» **Work to be completed**
Working from the top of the listing below, retype each line through the line containing "(B1) at (299,586)", both included, with no pictures.

» **Data section**

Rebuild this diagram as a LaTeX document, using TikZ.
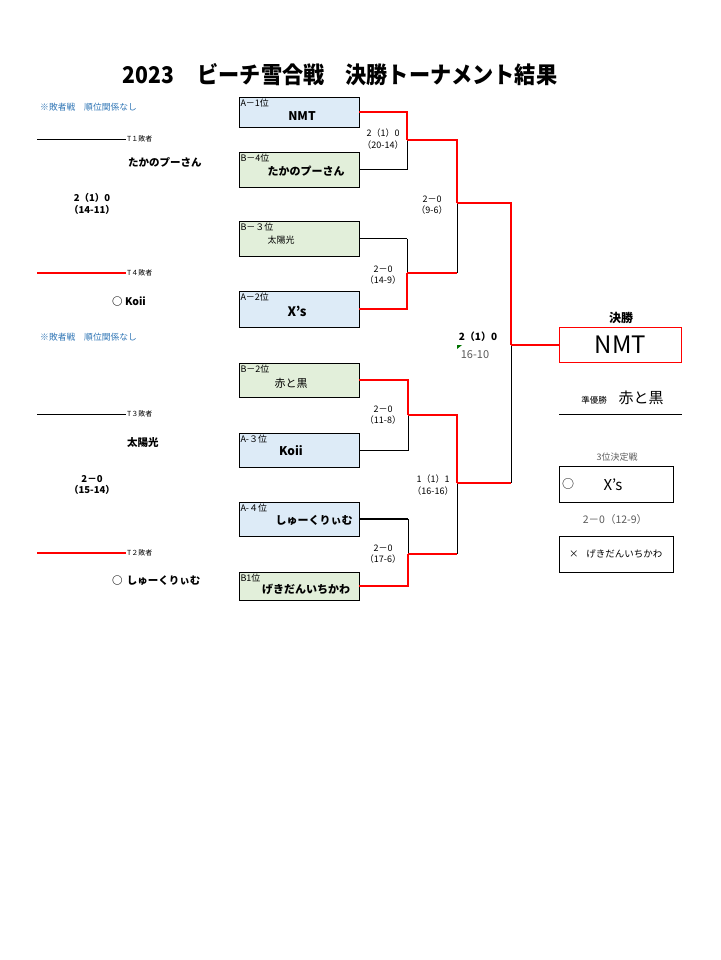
\documentclass[tikz,border=0pt]{standalone}
\usepackage{fontspec}
\setmainfont{Noto Sans CJK JP}
\usetikzlibrary{positioning}
\definecolor{boxA}{RGB}{221,235,247}
\definecolor{boxB}{RGB}{226,239,218}
\definecolor{noteblue}{RGB}{47,117,181}
\definecolor{winred}{RGB}{255,0,0}
\definecolor{softgray}{RGB}{90,90,90}
\newcommand{\fsz}[1]{\fontsize{#1}{1.25\dimexpr#1pt\relax}\selectfont}
\tikzset{%
	teamA/.style    = {draw, fill=boxA, minimum width=120pt, minimum height=#1, inner sep=0pt}, % A group
	teamB/.style    = {draw, fill=boxB, minimum width=120pt, minimum height=#1, inner sep=0pt}, % B group
	rank/.style     = {anchor=north west, inner sep=1.5pt, font=\fsz{9}},
	team/.style     = {inner sep=0pt, font=\fsz{11}\bfseries},
	score/.style    = {align=center, inner sep=0pt, font=\fsz{9}},
	note/.style     = {anchor=west, inner sep=0pt, text=noteblue, font=\fsz{8.8}},
	tlabel/.style   = {anchor=west, inner sep=1pt, font=\fsz{7}},
	side/.style     = {anchor=west, inner sep=0pt, font=\fsz{10.5}\bfseries},
}
\tikzset{%
	win/.style      = {draw=winred, line width=1.8pt},
	lose/.style     = {draw=black, line width=0.8pt},
	losebold/.style = {draw=black, line width=1.6pt},
}

\begin{document}
\begin{tikzpicture}[x=1pt,y=-1pt]
		\useasboundingbox (0,0) rectangle (720,960);
		\node[font=\fsz{23}\bfseries] (title) at (340,75) {\scalebox{0.92}[1]{2023\hspace{1.1em}ビーチ雪合戦\hspace{1em}決勝トーナメント結果}};
		
		% bracket boxes
		\node[teamA=30pt] (A1) at (299,112) {};
		\node[teamB=35pt] (B4) at (299,169.5) {};
		\node[teamB=35pt] (B3) at (299,238.5) {};
		\node[teamA=36pt] (A2) at (299,309) {};
		\node[teamB=34pt] (B2) at (299,380) {};
		\node[teamA=34pt] (A3) at (299,450) {};
		\node[teamA=34pt] (A4) at (299,519) {};
		\node[teamB=28pt] (B1) at (299,586) {};
		
		\node[rank] at (A1.north west) {A－1位};
		\node[rank] at (B4.north west) {B－4位};
		\node[rank] at (B3.north west) {B－３位};
		\node[rank] at (A2.north west) {A－2位};
		\node[rank] at (B2.north west) {B－2位};
		\node[rank] at (A3.north west) {A-３位};
		\node[rank] at (A4.north west) {A-４位};
		\node[rank] at (B1.north west) {B1位};
		
		\node[team,font=\fsz{12}\bfseries] (nA1) at (302,116) {NMT};
		\node[team] (nB4) at (306,171) {たかのプーさん};
		\node[team,font=\fsz{9}] (nB3) at (281,240) {太陽光};
		\node[team,font=\fsz{13}\bfseries] (nA2) at (297,311) {X's};
		\node[team,font=\fsz{11}] (nB2) at (291,383) {赤と黒};
		\node[team,font=\fsz{12}\bfseries] (nA3) at (291,451) {Koii};
		\node[team] (nA4) at (314,520) {しゅーくりぃむ};
		\node[team] (nB1) at (306,589) {げきだんいちかわ};
		
		% joints of the bracket
		\coordinate (m1) at (407,140);
		\coordinate (m2) at (407,273);
		\coordinate (m3) at (408,415);
		\coordinate (m4) at (408,554);
		\coordinate (s1) at (457,203);
		\coordinate (s2) at (457,483);
		\coordinate (f) at (511,345);
		
		\draw[win] (A1.east) -| (m1);
		\draw[lose] (B4.east) -| (m1);
		\draw[losebold] (B3.east) -- (B3.east -| m2);
		\draw[lose] (B3.east -| m2) -- (m2);
		\draw[win] (A2.east) -| (m2);
		\draw[win] (m1) -| (s1);
		\draw[win] (m2) -- (m2 -| s1);
		\draw[lose] (m2 -| s1) -- (s1);
		\draw[win] (B2.east) -| (m3);
		\draw[lose] (A3.east) -| (m3);
		\draw[losebold] (A4.east) -- (A4.east -| m4);
		\draw[lose] (A4.east -| m4) -- (m4);
		\draw[win] (B1.east) -| (m4);
		\draw[win] (m3) -| (s2);
		\draw[win] (m4) -- (m4 -| s2);
		\draw[lose] (m4 -| s2) -- (s2);
		\draw[win] (s1) -| (f);
		\draw[win] (s2) -- (s2 -| f);
		\draw[lose] (s2 -| f) -- (f);
		
		\node[score] at (383,139) {2（1）0\\（20-14）};
		\node[score] at (432,205) {2－0\\（9-6）};
		\node[score] at (383,275) {2－0\\（14-9）};
		\node[score] at (383,415) {2－0\\（11-8）};
		\node[score] at (433,485) {1（1）1\\（16-16）};
		\node[score] at (383,554) {2－0\\（17-6）};
		\node[score,font=\fsz{10}\bfseries] at (478,337) {2（1）0};
		\node[score,font=\fsz{11},text=softgray] at (475,355) {16-10};
		\fill[green!45!black] (457,345) -- (462,345) -- (457,349) -- cycle;
		
		% final and places
		\node[draw=winred, line width=1.8pt, minimum width=122pt, minimum height=35pt, font=\fsz{24}] (final) at (620.5,345) {NMT};
		\draw[win] (f) -- (final.west);
		\node[font=\fsz{12}\bfseries, inner sep=0pt] (kessho) at (621,318) {決勝};
		\node[font=\fsz{8.5}, inner sep=0pt] (runlabel) at (594,400) {準優勝};
		\node[font=\fsz{15}, inner sep=0pt] (runner) at (641,398) {赤と黒};
		\draw[lose] (559,414) -- (682,414);
		\node[font=\fsz{9}, text=softgray, inner sep=0pt] (thirdlabel) at (617,457) {3位決定戦};
		\node[draw, line width=0.8pt, minimum width=114pt, minimum height=36pt] (third) at (616,484) {};
		\node[font=\fsz{12}, anchor=west, inner sep=0pt] (tmark) at (562,484) {○};
		\node[font=\fsz{15}, inner sep=0pt] (tname) at (613,485) {X’s};
		\node[font=\fsz{10.5}, text=softgray, inner sep=0pt] (thirdscore) at (615,520) {2－0（12-9）};
		\node[draw, line width=0.8pt, minimum width=114pt, minimum height=36pt] (fourth) at (616,554) {};
		\node[font=\fsz{9.5}, anchor=west, inner sep=0pt] (fname) at (569,554) {×\hspace{0.8em}げきだんいちかわ};
		
		% consolation side
		\node[note] (note1) at (40,107) {※敗者戦\hspace{1em}順位関係なし};
		\node[tlabel] (t1) at (126,139) {T１敗者};
		\coordinate (t1s) at (37,139);
		\draw[lose] (t1s) -- (t1.west);
		\node[side,font=\fsz{10.5}\bfseries] (l1) at (128,162) {たかのプーさん};
		\node[score,font=\fsz{9.5}\bfseries] at (92,204) {2（1）0\\（14-11）};
		\node[tlabel] (t4) at (126,273) {T４敗者};
		\coordinate (t4s) at (37,273);
		\draw[win] (t4s) -- (t4.west);
		\node[side] (w1) at (112,302) {○ Koii};
		
		\node[note] (note2) at (40,337) {※敗者戦\hspace{1em}順位関係なし};
		\node[tlabel] (t3) at (126,414) {T３敗者};
		\coordinate (t3s) at (37,414);
		\draw[lose] (t3s) -- (t3.west);
		\node[side] (l2) at (127,443) {太陽光};
		\node[score,font=\fsz{9.5}\bfseries] at (92,485) {2－0\\（15-14）};
		\node[tlabel] (t2) at (126,553) {T２敗者};
		\coordinate (t2s) at (37,553);
		\draw[win] (t2s) -- (t2.west);
		\node[side] (w2) at (112,581) {○\hspace{0.4em}しゅーくりぃむ};
\end{tikzpicture}
\end{document}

» **Exercise answer**
Rebuild this diagram as a LaTeX document, using TikZ.
\documentclass[tikz,border=0pt]{standalone}
\usepackage{fontspec}
\setmainfont{Noto Sans CJK JP}
\usetikzlibrary{positioning}
\definecolor{boxA}{RGB}{221,235,247}
\definecolor{boxB}{RGB}{226,239,218}
\definecolor{noteblue}{RGB}{47,117,181}
\definecolor{winred}{RGB}{255,0,0}
\definecolor{softgray}{RGB}{90,90,90}
\newcommand{\fsz}[1]{\fontsize{#1}{1.25\dimexpr#1pt\relax}\selectfont}
\tikzset{%
	teamA/.style    = {draw, fill=boxA, minimum width=120pt, minimum height=#1, inner sep=0pt}, % A group
	teamB/.style    = {draw, fill=boxB, minimum width=120pt, minimum height=#1, inner sep=0pt}, % B group
	rank/.style     = {anchor=north west, inner sep=1.5pt, font=\fsz{9}},
	team/.style     = {inner sep=0pt, font=\fsz{11}\bfseries},
	score/.style    = {align=center, inner sep=0pt, font=\fsz{9}},
	note/.style     = {anchor=west, inner sep=0pt, text=noteblue, font=\fsz{8.8}},
	tlabel/.style   = {anchor=west, inner sep=1pt, font=\fsz{7}},
	side/.style     = {anchor=west, inner sep=0pt, font=\fsz{10.5}\bfseries},
}
\tikzset{%
	win/.style      = {draw=winred, line width=1.8pt},
	lose/.style     = {draw=black, line width=0.8pt},
	losebold/.style = {draw=black, line width=1.6pt},
}

\begin{document}
\begin{tikzpicture}[x=1pt,y=-1pt]
		\useasboundingbox (0,0) rectangle (720,960);
		\node[font=\fsz{23}\bfseries] (title) at (340,75) {\scalebox{0.92}[1]{2023\hspace{1.1em}ビーチ雪合戦\hspace{1em}決勝トーナメント結果}};
		
		% bracket boxes
		\node[teamA=30pt] (A1) at (299,112) {};
		\node[teamB=35pt] (B4) at (299,169.5) {};
		\node[teamB=35pt] (B3) at (299,238.5) {};
		\node[teamA=36pt] (A2) at (299,309) {};
		\node[teamB=34pt] (B2) at (299,380) {};
		\node[teamA=34pt] (A3) at (299,450) {};
		\node[teamA=34pt] (A4) at (299,519) {};
		\node[teamB=28pt] (B1) at (299,586) {};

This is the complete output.